### YOUR INSTRUCTIONS
Copy exactly, leaving out every image, the lines from the one with "Write a Python script that recreates this chart with matplotlib." through the one with "0.0002, 0.0001, 0.0002, 0.0003, 0.0002, 0.0006, 0.0003]", inclusive.

### RECORDS SHOWN

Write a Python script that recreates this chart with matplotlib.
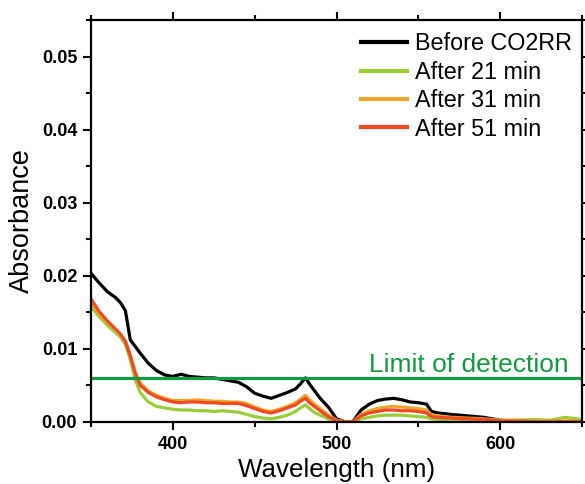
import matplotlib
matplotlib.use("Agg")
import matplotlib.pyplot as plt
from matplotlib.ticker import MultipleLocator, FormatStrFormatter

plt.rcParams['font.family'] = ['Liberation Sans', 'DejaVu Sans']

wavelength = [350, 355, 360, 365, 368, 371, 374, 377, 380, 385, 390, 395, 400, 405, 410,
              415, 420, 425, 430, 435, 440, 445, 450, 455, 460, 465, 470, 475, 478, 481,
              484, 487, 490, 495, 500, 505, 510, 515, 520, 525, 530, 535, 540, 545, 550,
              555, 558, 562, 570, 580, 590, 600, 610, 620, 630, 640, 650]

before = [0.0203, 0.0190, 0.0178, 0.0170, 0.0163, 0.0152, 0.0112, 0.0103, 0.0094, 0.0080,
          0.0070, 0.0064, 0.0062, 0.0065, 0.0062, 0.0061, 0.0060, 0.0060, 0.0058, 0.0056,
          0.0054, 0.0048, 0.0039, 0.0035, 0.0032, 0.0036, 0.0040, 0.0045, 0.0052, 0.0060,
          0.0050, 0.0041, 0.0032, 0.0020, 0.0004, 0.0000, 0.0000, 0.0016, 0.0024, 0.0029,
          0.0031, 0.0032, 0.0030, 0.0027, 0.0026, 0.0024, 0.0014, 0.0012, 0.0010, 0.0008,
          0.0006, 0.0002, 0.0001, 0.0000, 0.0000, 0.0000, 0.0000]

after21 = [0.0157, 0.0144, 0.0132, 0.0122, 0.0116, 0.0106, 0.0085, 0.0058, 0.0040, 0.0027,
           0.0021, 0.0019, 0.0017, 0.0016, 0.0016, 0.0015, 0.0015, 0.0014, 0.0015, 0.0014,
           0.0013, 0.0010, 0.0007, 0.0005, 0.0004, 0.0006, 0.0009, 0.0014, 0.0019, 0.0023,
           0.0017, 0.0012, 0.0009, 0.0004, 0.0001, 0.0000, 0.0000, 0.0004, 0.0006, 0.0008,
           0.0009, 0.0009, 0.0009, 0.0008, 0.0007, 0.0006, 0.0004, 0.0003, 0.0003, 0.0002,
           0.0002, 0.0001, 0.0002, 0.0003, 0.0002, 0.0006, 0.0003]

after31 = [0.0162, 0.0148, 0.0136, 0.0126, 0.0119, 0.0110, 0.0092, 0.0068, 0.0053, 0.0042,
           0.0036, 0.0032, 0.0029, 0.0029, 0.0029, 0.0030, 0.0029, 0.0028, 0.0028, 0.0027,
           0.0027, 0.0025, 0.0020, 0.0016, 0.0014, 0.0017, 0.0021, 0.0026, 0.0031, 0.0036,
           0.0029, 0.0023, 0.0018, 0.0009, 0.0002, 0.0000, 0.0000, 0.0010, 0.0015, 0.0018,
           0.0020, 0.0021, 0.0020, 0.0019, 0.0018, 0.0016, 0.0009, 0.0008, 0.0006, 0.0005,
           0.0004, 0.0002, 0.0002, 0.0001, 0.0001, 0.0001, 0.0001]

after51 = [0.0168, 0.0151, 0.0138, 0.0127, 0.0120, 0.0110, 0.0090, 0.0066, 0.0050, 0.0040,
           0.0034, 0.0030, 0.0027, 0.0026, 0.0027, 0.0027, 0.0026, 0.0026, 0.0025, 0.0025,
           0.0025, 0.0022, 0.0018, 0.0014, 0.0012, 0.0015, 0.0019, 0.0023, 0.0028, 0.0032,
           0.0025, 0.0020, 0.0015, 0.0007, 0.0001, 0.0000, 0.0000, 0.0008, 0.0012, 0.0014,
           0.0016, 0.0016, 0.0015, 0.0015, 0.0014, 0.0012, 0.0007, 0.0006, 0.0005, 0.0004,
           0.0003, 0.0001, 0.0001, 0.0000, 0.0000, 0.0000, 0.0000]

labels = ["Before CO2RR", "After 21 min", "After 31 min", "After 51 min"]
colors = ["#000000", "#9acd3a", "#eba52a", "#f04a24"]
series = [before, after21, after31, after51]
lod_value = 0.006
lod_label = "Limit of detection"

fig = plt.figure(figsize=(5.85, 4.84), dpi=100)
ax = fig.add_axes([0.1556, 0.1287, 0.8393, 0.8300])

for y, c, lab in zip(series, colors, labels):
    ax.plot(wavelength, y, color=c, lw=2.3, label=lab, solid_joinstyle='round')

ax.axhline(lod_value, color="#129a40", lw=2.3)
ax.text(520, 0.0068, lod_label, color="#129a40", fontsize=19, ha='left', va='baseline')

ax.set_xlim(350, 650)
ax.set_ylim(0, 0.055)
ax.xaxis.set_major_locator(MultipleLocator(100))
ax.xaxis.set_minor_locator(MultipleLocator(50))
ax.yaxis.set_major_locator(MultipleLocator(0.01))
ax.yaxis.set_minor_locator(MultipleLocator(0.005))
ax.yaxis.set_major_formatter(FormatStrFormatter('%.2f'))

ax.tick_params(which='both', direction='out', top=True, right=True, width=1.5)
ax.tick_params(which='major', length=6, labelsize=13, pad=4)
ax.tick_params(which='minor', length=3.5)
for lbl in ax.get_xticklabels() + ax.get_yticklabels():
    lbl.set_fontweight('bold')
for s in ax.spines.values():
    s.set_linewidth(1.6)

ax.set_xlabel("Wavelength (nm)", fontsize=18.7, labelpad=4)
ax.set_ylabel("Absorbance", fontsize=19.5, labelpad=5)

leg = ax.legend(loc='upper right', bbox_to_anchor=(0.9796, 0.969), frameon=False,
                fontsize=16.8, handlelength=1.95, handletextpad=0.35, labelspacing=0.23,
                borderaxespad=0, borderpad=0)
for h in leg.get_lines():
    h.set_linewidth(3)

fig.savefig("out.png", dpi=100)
--
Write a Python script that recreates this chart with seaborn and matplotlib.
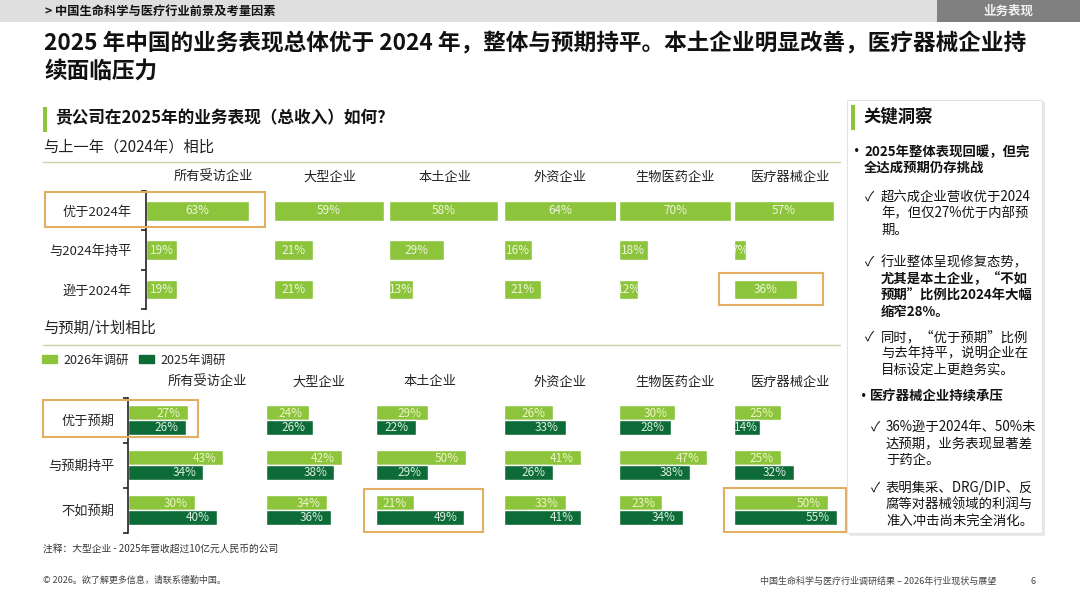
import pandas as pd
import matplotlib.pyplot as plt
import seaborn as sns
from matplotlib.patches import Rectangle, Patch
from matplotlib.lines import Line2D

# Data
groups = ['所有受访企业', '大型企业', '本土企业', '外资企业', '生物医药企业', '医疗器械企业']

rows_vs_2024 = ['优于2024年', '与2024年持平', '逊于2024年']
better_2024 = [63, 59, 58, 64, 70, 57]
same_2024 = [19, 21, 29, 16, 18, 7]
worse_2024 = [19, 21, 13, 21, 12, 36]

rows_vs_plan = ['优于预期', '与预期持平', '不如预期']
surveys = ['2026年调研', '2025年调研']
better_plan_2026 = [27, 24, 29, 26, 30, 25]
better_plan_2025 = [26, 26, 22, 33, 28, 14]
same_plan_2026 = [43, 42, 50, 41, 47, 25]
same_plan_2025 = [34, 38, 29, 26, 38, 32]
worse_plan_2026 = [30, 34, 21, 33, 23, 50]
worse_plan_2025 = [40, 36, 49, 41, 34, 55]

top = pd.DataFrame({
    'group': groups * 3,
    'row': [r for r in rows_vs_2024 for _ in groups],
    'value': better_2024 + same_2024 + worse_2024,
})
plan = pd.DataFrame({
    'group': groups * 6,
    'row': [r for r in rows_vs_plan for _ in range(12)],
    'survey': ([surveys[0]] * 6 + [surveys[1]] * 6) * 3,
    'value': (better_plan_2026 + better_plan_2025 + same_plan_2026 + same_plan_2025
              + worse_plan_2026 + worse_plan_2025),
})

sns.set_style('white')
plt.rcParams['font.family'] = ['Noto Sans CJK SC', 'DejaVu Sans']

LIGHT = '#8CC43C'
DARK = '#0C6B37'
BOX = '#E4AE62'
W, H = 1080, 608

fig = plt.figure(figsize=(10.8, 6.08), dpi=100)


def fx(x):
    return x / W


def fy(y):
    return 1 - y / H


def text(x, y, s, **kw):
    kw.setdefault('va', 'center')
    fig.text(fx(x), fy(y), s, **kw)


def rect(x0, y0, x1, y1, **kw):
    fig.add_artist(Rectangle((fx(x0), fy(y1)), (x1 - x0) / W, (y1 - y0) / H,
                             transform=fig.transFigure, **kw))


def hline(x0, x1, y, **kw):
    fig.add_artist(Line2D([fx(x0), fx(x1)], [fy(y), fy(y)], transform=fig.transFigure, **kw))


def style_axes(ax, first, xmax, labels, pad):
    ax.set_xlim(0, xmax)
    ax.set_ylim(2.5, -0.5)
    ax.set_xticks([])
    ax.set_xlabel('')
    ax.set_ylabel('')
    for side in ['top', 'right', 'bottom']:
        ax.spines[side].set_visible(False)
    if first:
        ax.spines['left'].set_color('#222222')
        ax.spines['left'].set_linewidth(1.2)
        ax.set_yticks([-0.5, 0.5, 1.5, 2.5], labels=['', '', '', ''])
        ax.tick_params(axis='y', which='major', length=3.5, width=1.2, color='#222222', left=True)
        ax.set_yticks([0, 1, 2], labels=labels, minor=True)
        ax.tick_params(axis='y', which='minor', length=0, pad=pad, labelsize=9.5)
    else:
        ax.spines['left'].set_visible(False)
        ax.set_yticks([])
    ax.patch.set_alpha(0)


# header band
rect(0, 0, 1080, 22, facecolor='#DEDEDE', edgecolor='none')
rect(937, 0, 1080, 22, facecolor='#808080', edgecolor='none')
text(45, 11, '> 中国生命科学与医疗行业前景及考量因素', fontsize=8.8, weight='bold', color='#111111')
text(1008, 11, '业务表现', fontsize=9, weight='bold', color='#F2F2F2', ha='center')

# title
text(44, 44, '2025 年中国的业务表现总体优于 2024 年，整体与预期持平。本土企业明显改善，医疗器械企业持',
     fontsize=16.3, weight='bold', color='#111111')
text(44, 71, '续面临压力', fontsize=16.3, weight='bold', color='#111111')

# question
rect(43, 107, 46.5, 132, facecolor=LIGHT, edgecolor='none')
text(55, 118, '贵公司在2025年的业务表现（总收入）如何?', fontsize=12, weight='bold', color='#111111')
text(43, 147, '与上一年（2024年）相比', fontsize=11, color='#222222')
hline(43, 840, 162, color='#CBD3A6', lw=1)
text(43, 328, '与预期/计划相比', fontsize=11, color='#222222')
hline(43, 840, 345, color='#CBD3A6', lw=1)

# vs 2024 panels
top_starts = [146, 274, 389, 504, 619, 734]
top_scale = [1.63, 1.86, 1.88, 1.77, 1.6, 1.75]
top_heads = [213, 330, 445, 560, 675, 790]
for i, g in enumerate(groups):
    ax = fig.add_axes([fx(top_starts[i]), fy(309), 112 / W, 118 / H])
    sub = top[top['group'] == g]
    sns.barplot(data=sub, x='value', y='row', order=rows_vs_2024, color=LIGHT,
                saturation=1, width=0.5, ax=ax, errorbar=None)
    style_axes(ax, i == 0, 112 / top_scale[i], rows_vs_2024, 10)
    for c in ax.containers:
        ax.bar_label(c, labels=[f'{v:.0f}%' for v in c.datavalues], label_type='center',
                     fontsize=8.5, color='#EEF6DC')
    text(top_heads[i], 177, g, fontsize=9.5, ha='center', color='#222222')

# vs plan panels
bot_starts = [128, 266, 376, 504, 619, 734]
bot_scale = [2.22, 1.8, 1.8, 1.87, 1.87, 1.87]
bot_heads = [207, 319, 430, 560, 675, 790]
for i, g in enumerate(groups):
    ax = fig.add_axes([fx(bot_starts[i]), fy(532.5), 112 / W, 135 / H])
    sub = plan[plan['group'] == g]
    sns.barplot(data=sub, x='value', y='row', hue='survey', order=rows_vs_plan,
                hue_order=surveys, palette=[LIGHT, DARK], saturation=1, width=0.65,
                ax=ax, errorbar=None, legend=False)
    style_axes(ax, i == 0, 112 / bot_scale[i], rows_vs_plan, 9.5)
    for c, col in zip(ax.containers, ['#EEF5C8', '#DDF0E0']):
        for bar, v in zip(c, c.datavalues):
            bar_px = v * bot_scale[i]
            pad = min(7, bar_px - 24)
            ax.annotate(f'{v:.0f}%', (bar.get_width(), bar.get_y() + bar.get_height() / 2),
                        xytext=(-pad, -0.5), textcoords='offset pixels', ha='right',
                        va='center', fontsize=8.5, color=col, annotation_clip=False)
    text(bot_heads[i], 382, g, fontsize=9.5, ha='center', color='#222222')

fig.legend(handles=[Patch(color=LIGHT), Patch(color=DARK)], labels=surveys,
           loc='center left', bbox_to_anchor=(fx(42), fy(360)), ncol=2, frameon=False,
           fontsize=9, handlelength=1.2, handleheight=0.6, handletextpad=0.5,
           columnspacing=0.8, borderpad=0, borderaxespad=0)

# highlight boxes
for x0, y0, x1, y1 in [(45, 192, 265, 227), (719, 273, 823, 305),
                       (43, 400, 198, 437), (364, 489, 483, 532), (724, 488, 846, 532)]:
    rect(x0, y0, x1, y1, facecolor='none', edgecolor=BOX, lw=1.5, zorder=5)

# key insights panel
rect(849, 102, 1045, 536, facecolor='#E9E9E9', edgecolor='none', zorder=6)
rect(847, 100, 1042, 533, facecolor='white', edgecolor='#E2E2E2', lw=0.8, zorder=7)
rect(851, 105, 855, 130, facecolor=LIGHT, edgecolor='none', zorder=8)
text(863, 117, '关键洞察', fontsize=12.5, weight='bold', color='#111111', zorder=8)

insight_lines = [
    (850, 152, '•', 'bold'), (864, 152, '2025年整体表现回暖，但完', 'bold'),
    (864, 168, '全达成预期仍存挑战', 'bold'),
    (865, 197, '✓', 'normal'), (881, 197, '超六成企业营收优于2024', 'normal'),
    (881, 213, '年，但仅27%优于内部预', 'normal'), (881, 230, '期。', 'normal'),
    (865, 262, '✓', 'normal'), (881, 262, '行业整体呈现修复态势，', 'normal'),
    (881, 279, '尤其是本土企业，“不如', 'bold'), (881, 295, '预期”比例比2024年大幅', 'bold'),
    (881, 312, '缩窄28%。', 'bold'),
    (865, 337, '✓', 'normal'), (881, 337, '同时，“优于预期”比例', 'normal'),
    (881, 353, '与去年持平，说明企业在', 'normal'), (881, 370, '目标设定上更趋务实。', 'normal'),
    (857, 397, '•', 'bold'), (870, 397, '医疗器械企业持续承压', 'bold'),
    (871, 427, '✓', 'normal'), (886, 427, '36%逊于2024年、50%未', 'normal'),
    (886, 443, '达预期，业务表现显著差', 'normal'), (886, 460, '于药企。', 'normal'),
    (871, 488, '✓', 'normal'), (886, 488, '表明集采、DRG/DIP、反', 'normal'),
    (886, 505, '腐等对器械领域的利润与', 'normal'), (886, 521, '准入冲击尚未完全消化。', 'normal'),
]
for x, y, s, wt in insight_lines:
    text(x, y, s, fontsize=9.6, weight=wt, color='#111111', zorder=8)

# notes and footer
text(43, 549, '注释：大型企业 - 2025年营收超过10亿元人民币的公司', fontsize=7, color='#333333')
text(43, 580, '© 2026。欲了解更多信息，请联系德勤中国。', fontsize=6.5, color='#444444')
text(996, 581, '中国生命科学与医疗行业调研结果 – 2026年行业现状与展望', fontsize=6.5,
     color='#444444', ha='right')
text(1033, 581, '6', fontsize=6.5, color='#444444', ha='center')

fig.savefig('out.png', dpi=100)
* * *
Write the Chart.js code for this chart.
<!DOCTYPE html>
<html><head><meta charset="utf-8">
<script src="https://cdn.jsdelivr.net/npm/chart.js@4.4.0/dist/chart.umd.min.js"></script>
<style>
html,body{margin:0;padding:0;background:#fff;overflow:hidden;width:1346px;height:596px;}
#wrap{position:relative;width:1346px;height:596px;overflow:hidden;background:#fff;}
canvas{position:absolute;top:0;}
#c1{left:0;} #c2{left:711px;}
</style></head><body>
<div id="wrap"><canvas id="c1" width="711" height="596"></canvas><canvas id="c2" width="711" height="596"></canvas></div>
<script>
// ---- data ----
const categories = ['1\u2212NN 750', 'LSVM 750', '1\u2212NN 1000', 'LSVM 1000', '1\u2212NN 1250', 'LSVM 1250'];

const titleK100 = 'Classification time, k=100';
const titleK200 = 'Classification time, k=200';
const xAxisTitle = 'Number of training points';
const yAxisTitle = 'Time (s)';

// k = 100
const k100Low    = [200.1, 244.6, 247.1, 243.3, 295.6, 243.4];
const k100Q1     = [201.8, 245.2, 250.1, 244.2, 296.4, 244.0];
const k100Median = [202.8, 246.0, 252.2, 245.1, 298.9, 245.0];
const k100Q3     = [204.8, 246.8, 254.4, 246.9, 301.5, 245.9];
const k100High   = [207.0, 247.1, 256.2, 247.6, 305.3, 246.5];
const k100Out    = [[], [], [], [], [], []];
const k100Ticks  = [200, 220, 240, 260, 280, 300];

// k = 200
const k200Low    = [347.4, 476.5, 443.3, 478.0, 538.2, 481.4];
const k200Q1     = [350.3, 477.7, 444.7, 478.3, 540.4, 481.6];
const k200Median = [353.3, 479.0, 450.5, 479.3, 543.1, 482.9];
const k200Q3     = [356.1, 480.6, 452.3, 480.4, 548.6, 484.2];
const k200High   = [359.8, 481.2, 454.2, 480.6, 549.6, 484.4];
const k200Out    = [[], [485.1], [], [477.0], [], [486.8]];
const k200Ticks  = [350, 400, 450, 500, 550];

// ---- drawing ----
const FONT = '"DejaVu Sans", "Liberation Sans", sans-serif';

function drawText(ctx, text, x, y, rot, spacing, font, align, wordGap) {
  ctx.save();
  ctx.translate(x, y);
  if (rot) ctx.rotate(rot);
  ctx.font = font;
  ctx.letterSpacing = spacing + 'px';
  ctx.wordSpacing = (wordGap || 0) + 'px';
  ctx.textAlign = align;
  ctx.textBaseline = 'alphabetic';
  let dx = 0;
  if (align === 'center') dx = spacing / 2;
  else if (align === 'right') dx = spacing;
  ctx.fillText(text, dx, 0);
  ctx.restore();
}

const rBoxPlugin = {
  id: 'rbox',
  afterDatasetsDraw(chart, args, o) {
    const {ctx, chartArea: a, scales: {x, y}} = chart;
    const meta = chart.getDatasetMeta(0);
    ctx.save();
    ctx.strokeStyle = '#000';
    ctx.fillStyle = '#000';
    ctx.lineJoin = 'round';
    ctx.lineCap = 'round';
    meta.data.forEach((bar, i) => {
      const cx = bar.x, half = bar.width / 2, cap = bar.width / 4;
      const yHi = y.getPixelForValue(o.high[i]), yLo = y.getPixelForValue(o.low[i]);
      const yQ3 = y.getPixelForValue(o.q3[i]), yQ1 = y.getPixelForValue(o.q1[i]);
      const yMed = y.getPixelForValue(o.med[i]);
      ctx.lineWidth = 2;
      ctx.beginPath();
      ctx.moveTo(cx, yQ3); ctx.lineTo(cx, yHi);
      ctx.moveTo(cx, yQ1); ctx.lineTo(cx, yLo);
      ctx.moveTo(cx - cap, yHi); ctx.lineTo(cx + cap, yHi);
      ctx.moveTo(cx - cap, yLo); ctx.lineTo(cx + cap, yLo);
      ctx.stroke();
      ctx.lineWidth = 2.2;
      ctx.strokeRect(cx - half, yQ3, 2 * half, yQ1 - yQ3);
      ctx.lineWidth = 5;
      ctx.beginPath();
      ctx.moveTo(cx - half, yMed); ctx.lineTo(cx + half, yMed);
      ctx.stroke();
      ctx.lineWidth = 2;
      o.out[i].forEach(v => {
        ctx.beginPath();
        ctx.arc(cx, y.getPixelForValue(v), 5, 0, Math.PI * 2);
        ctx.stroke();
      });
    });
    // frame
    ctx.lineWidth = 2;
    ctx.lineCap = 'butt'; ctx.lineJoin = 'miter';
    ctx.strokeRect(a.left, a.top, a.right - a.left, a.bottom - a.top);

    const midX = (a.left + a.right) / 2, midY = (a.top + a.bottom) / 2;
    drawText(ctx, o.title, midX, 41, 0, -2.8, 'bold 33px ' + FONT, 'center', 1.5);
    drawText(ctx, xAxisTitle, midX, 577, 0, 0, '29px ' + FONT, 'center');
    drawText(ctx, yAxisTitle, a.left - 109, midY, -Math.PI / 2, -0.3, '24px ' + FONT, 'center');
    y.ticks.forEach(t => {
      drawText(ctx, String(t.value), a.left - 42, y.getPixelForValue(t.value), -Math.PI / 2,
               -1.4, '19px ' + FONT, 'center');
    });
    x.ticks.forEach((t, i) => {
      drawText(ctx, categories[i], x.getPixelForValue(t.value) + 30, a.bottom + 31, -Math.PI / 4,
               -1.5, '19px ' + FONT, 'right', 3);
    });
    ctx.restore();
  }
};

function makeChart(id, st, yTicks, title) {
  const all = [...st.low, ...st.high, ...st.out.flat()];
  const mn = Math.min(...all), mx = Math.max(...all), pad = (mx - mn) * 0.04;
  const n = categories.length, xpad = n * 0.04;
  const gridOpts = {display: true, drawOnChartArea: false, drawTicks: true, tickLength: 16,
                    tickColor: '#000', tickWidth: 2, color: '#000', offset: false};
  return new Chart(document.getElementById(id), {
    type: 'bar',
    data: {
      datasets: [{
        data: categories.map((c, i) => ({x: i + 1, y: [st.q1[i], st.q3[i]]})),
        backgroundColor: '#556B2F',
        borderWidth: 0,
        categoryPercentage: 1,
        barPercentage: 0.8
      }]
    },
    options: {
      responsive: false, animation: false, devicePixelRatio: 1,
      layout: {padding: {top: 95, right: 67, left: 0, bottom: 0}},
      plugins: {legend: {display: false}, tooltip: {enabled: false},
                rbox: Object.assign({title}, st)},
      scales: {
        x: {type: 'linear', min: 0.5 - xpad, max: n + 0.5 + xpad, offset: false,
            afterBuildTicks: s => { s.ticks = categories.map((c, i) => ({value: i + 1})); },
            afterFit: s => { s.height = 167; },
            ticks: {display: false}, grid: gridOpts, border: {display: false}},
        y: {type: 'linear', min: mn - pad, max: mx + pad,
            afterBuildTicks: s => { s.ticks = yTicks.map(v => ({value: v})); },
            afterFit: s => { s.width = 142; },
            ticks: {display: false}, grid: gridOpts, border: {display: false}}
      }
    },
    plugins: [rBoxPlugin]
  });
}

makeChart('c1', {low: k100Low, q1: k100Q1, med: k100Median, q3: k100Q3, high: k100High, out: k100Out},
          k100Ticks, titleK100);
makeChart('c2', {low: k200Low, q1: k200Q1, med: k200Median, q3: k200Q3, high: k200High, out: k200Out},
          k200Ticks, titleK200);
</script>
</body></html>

### RESULT OF THE TASK
Write a Python script that recreates this chart with matplotlib.
import matplotlib
matplotlib.use("Agg")
import matplotlib.pyplot as plt
from matplotlib.ticker import MultipleLocator, FormatStrFormatter

plt.rcParams['font.family'] = ['Liberation Sans', 'DejaVu Sans']

wavelength = [350, 355, 360, 365, 368, 371, 374, 377, 380, 385, 390, 395, 400, 405, 410,
              415, 420, 425, 430, 435, 440, 445, 450, 455, 460, 465, 470, 475, 478, 481,
              484, 487, 490, 495, 500, 505, 510, 515, 520, 525, 530, 535, 540, 545, 550,
              555, 558, 562, 570, 580, 590, 600, 610, 620, 630, 640, 650]

before = [0.0203, 0.0190, 0.0178, 0.0170, 0.0163, 0.0152, 0.0112, 0.0103, 0.0094, 0.0080,
          0.0070, 0.0064, 0.0062, 0.0065, 0.0062, 0.0061, 0.0060, 0.0060, 0.0058, 0.0056,
          0.0054, 0.0048, 0.0039, 0.0035, 0.0032, 0.0036, 0.0040, 0.0045, 0.0052, 0.0060,
          0.0050, 0.0041, 0.0032, 0.0020, 0.0004, 0.0000, 0.0000, 0.0016, 0.0024, 0.0029,
          0.0031, 0.0032, 0.0030, 0.0027, 0.0026, 0.0024, 0.0014, 0.0012, 0.0010, 0.0008,
          0.0006, 0.0002, 0.0001, 0.0000, 0.0000, 0.0000, 0.0000]

after21 = [0.0157, 0.0144, 0.0132, 0.0122, 0.0116, 0.0106, 0.0085, 0.0058, 0.0040, 0.0027,
           0.0021, 0.0019, 0.0017, 0.0016, 0.0016, 0.0015, 0.0015, 0.0014, 0.0015, 0.0014,
           0.0013, 0.0010, 0.0007, 0.0005, 0.0004, 0.0006, 0.0009, 0.0014, 0.0019, 0.0023,
           0.0017, 0.0012, 0.0009, 0.0004, 0.0001, 0.0000, 0.0000, 0.0004, 0.0006, 0.0008,
           0.0009, 0.0009, 0.0009, 0.0008, 0.0007, 0.0006, 0.0004, 0.0003, 0.0003, 0.0002,
           0.0002, 0.0001, 0.0002, 0.0003, 0.0002, 0.0006, 0.0003]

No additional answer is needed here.